- [DESCRIPTION OF THE TASK]: Leave out all pictures and return, exactly as written, the lines from the line containing "Output the component" to the line containing "Chart.register(...registerables);", both ends kept.

- [RECORDS FOR THIS TASK]:

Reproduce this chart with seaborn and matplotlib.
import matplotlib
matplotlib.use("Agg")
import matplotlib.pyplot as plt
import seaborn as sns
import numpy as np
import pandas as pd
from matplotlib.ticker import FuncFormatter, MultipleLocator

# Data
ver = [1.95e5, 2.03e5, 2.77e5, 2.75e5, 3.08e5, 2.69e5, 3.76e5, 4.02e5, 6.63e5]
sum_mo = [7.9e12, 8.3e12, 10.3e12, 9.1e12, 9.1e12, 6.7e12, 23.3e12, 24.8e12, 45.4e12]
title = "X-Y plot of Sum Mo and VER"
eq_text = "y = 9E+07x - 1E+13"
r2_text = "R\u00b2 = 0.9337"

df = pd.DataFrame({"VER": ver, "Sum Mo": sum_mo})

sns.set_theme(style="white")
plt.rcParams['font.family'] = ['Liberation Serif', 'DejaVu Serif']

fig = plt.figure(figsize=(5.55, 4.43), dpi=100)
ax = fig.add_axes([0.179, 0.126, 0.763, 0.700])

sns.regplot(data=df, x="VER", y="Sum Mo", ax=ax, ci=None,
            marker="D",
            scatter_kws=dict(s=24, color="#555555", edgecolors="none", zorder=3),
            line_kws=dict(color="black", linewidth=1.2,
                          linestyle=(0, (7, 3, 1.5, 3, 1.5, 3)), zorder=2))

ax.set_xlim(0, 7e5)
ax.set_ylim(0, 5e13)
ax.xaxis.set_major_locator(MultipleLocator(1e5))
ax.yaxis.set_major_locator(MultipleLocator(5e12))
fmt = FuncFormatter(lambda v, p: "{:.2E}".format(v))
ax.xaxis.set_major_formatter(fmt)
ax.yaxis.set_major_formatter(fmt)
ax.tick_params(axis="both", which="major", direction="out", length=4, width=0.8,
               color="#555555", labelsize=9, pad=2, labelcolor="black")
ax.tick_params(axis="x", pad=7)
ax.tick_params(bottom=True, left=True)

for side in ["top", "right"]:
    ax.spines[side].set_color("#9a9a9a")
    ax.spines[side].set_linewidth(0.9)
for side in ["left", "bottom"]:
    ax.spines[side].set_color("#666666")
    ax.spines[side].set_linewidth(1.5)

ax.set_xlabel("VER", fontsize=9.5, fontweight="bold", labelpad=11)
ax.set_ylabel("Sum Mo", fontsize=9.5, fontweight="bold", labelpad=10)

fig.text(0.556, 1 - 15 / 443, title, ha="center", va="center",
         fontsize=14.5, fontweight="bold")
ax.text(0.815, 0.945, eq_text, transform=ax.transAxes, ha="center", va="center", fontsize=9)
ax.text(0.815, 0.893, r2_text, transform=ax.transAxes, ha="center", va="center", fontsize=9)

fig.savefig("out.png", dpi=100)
--
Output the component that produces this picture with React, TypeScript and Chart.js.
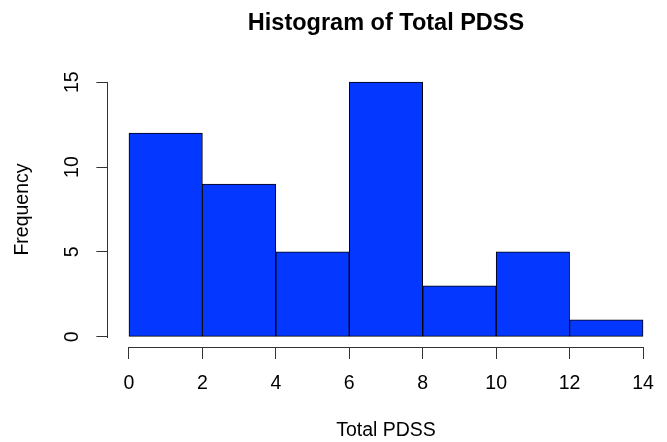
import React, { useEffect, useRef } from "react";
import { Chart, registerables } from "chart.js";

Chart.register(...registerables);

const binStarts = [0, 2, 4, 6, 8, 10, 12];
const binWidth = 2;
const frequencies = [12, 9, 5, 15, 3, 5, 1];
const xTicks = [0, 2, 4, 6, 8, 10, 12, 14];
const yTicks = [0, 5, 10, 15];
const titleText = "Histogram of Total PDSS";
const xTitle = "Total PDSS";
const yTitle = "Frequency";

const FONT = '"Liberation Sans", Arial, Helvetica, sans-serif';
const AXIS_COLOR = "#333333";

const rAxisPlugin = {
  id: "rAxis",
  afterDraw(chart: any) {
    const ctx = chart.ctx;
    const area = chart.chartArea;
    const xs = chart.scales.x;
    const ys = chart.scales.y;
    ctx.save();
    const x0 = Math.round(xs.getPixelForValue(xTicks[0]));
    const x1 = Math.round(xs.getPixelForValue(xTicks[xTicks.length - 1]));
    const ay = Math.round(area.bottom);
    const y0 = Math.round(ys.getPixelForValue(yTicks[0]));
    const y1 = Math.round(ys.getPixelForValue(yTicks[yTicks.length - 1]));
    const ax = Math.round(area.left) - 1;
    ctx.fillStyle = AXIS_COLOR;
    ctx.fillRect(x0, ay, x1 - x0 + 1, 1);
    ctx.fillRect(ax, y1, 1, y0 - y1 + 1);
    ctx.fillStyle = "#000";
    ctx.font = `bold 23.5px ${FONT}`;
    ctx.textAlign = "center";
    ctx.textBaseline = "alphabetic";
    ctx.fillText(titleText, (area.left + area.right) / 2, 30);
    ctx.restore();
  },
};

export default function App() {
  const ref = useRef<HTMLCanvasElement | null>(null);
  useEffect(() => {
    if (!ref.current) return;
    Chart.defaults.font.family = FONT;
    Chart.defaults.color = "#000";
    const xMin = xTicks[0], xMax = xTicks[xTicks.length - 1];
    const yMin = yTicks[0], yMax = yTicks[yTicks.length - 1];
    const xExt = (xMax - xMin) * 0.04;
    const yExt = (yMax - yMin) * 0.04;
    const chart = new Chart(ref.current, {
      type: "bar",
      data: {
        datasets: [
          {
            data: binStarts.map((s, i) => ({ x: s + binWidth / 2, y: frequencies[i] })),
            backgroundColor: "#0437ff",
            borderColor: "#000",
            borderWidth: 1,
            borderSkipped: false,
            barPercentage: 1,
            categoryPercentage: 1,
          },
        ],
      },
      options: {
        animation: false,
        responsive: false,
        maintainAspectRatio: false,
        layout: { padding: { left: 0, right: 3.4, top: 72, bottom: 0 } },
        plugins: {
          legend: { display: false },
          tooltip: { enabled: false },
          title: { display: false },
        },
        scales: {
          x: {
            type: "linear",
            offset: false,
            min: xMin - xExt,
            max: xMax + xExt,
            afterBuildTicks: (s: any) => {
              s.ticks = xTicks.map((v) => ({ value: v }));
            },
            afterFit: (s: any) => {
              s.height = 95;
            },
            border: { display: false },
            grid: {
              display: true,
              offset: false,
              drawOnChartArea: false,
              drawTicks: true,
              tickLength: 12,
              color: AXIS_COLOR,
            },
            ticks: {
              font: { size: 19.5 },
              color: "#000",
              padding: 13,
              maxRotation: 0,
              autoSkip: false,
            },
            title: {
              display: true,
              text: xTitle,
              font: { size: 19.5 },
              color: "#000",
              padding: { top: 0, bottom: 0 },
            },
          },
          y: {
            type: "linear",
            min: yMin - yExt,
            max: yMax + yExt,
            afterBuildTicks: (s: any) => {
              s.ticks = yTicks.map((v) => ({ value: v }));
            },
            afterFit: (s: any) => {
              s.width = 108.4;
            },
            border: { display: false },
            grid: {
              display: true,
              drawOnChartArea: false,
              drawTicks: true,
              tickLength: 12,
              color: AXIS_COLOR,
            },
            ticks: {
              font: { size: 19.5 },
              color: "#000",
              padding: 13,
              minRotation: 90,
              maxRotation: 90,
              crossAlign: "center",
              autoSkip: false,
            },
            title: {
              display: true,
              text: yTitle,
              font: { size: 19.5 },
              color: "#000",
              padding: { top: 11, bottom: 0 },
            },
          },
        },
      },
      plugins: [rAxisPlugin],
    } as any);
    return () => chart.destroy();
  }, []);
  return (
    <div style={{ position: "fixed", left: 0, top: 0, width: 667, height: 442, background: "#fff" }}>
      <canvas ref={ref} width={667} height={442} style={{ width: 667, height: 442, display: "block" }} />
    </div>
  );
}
---
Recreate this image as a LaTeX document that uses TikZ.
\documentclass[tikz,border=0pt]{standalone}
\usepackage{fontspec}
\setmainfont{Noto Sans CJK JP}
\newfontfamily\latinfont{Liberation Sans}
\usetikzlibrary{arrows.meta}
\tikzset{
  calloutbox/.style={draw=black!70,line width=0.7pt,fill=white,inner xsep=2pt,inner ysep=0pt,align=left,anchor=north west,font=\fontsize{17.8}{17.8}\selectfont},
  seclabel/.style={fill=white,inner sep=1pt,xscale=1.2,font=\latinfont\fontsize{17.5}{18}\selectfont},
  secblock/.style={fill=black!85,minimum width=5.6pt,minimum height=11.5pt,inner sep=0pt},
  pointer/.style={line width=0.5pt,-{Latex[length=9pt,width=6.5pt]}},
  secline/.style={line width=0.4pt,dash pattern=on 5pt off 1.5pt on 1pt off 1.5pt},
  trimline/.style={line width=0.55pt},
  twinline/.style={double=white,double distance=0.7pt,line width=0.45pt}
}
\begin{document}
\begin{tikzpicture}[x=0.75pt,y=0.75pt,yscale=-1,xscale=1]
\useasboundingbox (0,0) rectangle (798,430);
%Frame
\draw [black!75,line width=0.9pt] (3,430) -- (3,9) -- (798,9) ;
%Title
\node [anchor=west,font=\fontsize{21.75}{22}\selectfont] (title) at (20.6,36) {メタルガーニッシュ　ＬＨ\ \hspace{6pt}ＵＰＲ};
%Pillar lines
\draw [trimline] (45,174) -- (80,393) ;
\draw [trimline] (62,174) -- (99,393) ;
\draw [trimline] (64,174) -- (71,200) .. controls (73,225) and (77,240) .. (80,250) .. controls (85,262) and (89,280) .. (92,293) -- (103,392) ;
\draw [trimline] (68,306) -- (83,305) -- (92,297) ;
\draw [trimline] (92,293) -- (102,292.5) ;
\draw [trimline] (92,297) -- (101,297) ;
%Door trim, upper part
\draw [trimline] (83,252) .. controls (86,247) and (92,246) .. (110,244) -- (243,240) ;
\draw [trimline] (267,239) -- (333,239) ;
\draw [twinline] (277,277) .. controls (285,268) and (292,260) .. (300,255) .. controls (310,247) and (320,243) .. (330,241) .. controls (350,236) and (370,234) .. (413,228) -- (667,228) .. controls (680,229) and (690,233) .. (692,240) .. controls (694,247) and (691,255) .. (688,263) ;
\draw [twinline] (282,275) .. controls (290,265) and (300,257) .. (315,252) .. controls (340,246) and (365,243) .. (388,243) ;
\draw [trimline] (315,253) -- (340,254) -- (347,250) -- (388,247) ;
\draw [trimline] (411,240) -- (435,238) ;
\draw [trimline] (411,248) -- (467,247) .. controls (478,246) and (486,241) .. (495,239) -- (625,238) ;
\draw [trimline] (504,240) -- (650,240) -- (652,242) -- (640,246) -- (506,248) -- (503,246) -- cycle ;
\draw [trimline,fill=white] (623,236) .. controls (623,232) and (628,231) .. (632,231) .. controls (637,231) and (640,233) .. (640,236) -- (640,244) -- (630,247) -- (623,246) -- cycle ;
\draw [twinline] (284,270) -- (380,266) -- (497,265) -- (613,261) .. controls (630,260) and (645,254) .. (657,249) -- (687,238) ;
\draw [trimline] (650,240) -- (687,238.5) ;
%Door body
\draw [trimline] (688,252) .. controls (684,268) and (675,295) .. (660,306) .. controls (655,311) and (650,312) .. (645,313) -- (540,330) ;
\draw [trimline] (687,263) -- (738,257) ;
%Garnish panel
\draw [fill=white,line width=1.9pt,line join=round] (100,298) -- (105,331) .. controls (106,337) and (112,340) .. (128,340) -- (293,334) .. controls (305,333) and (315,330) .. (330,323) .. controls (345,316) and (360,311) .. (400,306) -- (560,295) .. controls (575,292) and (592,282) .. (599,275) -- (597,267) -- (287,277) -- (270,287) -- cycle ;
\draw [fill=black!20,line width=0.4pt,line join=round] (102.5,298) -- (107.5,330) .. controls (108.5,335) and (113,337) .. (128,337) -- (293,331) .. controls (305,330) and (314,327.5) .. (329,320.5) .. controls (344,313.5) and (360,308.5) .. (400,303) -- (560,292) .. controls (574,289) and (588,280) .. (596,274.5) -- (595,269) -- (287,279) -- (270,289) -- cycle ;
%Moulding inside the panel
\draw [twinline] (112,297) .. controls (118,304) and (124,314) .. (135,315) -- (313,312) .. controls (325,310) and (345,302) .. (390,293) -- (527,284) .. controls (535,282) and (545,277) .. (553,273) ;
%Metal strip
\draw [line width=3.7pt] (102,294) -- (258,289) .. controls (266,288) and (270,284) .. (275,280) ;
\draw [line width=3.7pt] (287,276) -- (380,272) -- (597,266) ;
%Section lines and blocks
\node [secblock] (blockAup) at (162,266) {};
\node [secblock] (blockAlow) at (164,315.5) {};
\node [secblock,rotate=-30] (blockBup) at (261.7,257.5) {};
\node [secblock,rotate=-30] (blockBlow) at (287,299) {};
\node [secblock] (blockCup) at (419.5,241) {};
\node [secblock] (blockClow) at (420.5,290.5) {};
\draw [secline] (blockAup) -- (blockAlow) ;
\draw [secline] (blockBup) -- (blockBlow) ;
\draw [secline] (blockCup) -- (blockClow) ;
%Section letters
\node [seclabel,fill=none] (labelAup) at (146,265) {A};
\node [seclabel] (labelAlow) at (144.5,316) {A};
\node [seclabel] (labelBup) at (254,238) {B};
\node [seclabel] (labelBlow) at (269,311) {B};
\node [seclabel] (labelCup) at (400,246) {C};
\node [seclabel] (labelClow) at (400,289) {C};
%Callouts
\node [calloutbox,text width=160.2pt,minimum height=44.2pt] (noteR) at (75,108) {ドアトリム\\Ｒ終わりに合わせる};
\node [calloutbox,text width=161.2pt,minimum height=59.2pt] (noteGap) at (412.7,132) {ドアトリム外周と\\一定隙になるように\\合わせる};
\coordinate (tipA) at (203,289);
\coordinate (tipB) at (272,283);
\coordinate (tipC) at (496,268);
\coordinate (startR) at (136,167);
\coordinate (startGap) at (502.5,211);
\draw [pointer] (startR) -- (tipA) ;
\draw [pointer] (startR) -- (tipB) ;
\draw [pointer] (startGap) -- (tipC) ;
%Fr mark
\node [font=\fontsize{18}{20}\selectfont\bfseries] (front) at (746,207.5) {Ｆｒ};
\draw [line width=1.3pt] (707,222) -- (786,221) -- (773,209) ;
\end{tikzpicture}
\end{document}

- [EXPECTED ANSWER]:
Output the component that produces this picture with React, TypeScript and Chart.js.
import React, { useEffect, useRef } from "react";
import { Chart, registerables } from "chart.js";

Chart.register(...registerables);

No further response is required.